Dataset excerpt –
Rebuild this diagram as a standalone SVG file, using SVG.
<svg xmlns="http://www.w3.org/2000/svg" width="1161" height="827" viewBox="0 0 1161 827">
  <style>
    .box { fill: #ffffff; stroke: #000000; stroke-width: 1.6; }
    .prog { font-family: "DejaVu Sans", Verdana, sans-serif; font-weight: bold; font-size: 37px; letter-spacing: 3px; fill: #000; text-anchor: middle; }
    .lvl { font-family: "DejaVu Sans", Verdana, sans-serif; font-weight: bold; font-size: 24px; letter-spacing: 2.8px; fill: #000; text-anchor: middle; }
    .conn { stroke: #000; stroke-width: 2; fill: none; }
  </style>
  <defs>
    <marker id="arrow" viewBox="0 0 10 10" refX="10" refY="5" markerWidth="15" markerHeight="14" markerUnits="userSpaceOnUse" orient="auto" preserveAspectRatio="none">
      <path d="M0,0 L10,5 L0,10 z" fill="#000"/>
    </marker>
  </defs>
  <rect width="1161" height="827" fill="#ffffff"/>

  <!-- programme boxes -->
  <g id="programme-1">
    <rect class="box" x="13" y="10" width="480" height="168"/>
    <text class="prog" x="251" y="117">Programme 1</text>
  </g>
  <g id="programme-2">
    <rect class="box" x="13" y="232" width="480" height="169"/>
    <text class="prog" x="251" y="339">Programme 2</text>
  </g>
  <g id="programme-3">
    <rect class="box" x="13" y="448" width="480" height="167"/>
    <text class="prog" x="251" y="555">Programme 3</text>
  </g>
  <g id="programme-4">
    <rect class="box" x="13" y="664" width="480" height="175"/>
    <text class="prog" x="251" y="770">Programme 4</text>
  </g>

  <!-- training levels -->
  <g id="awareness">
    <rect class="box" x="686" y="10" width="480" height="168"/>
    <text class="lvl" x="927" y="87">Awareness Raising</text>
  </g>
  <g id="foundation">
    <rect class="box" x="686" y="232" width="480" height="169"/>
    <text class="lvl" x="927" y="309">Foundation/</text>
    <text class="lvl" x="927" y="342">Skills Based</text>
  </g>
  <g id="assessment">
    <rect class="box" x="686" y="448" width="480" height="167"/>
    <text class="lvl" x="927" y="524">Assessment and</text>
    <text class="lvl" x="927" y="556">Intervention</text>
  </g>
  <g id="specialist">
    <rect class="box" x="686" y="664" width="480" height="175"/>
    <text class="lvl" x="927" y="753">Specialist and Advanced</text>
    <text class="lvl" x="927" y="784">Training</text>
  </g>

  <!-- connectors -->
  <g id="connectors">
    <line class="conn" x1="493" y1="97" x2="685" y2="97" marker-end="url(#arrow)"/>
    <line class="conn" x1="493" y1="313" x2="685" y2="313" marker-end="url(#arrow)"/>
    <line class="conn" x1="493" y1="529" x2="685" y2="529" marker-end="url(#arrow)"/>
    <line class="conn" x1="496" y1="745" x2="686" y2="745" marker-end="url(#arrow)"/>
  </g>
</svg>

Short problem –
Return what is listed above, exactly and completely.

Result of this task –
Rebuild this diagram as a standalone SVG file, using SVG.
<svg xmlns="http://www.w3.org/2000/svg" width="1161" height="827" viewBox="0 0 1161 827">
  <style>
    .box { fill: #ffffff; stroke: #000000; stroke-width: 1.6; }
    .prog { font-family: "DejaVu Sans", Verdana, sans-serif; font-weight: bold; font-size: 37px; letter-spacing: 3px; fill: #000; text-anchor: middle; }
    .lvl { font-family: "DejaVu Sans", Verdana, sans-serif; font-weight: bold; font-size: 24px; letter-spacing: 2.8px; fill: #000; text-anchor: middle; }
    .conn { stroke: #000; stroke-width: 2; fill: none; }
  </style>
  <defs>
    <marker id="arrow" viewBox="0 0 10 10" refX="10" refY="5" markerWidth="15" markerHeight="14" markerUnits="userSpaceOnUse" orient="auto" preserveAspectRatio="none">
      <path d="M0,0 L10,5 L0,10 z" fill="#000"/>
    </marker>
  </defs>
  <rect width="1161" height="827" fill="#ffffff"/>

  <!-- programme boxes -->
  <g id="programme-1">
    <rect class="box" x="13" y="10" width="480" height="168"/>
    <text class="prog" x="251" y="117">Programme 1</text>
  </g>
  <g id="programme-2">
    <rect class="box" x="13" y="232" width="480" height="169"/>
    <text class="prog" x="251" y="339">Programme 2</text>
  </g>
  <g id="programme-3">
    <rect class="box" x="13" y="448" width="480" height="167"/>
    <text class="prog" x="251" y="555">Programme 3</text>
  </g>
  <g id="programme-4">
    <rect class="box" x="13" y="664" width="480" height="175"/>
    <text class="prog" x="251" y="770">Programme 4</text>
  </g>

  <!-- training levels -->
  <g id="awareness">
    <rect class="box" x="686" y="10" width="480" height="168"/>
    <text class="lvl" x="927" y="87">Awareness Raising</text>
  </g>
  <g id="foundation">
    <rect class="box" x="686" y="232" width="480" height="169"/>
    <text class="lvl" x="927" y="309">Foundation/</text>
    <text class="lvl" x="927" y="342">Skills Based</text>
  </g>
  <g id="assessment">
    <rect class="box" x="686" y="448" width="480" height="167"/>
    <text class="lvl" x="927" y="524">Assessment and</text>
    <text class="lvl" x="927" y="556">Intervention</text>
  </g>
  <g id="specialist">
    <rect class="box" x="686" y="664" width="480" height="175"/>
    <text class="lvl" x="927" y="753">Specialist and Advanced</text>
    <text class="lvl" x="927" y="784">Training</text>
  </g>

  <!-- connectors -->
  <g id="connectors">
    <line class="conn" x1="493" y1="97" x2="685" y2="97" marker-end="url(#arrow)"/>
    <line class="conn" x1="493" y1="313" x2="685" y2="313" marker-end="url(#arrow)"/>
    <line class="conn" x1="493" y1="529" x2="685" y2="529" marker-end="url(#arrow)"/>
    <line class="conn" x1="496" y1="745" x2="686" y2="745" marker-end="url(#arrow)"/>
  </g>
</svg>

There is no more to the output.